I have been mulling on an additional piece of the subject: how do we filter the waves of facts we encounter regularly through our ongoing conversations in person, online, in social media, and news reports. The challenge is quite consistent because the information is regularly inconsistent. We owe it to ourselves, as an act of self-care, to sort through the multiple threads and discard the incorrect, discontinue the deceitful, and actively deny the destructive lies.

There is a particular pain in reports of groupthink attacks, tagging, and openly hostile attacks registering regularly on sites like TikTok, Instagram, and even the more assertively monitored Facebook, not to mention the site formerly called Twitter (now X, from which I encourage disengagement). If your household includes young adults and adolescents, as difficult as it might be, conversation on the topics of disinformation in all its guises should take place. Without prejudice, without judgment, asking questions about messages received or how to block unwanted comments. If it includes adults who habitually tune into news sources whose past and present are neither reliable nor known to you for their fairness, it is time to facilitate a change of habits.

I encourage reading this recent OpEd from the New York Times by Michelle Goldberg. I often find her strident, but this one rings true and addresses my own thinking.  

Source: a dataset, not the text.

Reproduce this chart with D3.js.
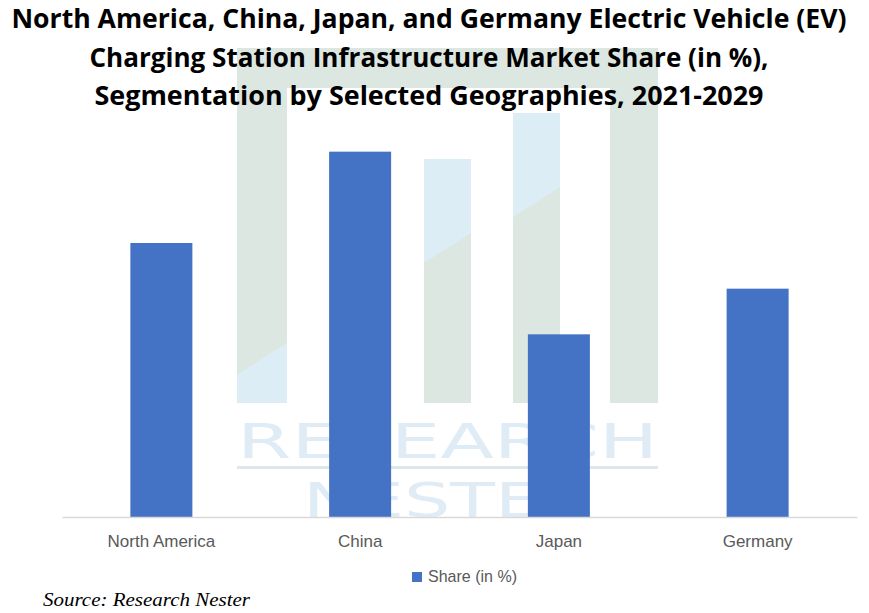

Many of us are suffering through these days, saddened, confused and uncertain. So far in Colleyville and Tarrant County, my interactions with the diverse communities including our neighbors and other participants in past activities of Peace Together have seemed to share our uncertainties, often suffer our insecurities, and want to act correctly. I am grateful for that; it is the American way I was raised in. The offerings of flowers at the synagogue entrance are heartwarming. 

Judaism places a high value on truthfulness. Torah calls us time and again to include, welcome, and deal fairly with all neighbors—stranger and home born. It might seem a big ask in these difficult times, but going alone is a lonely path.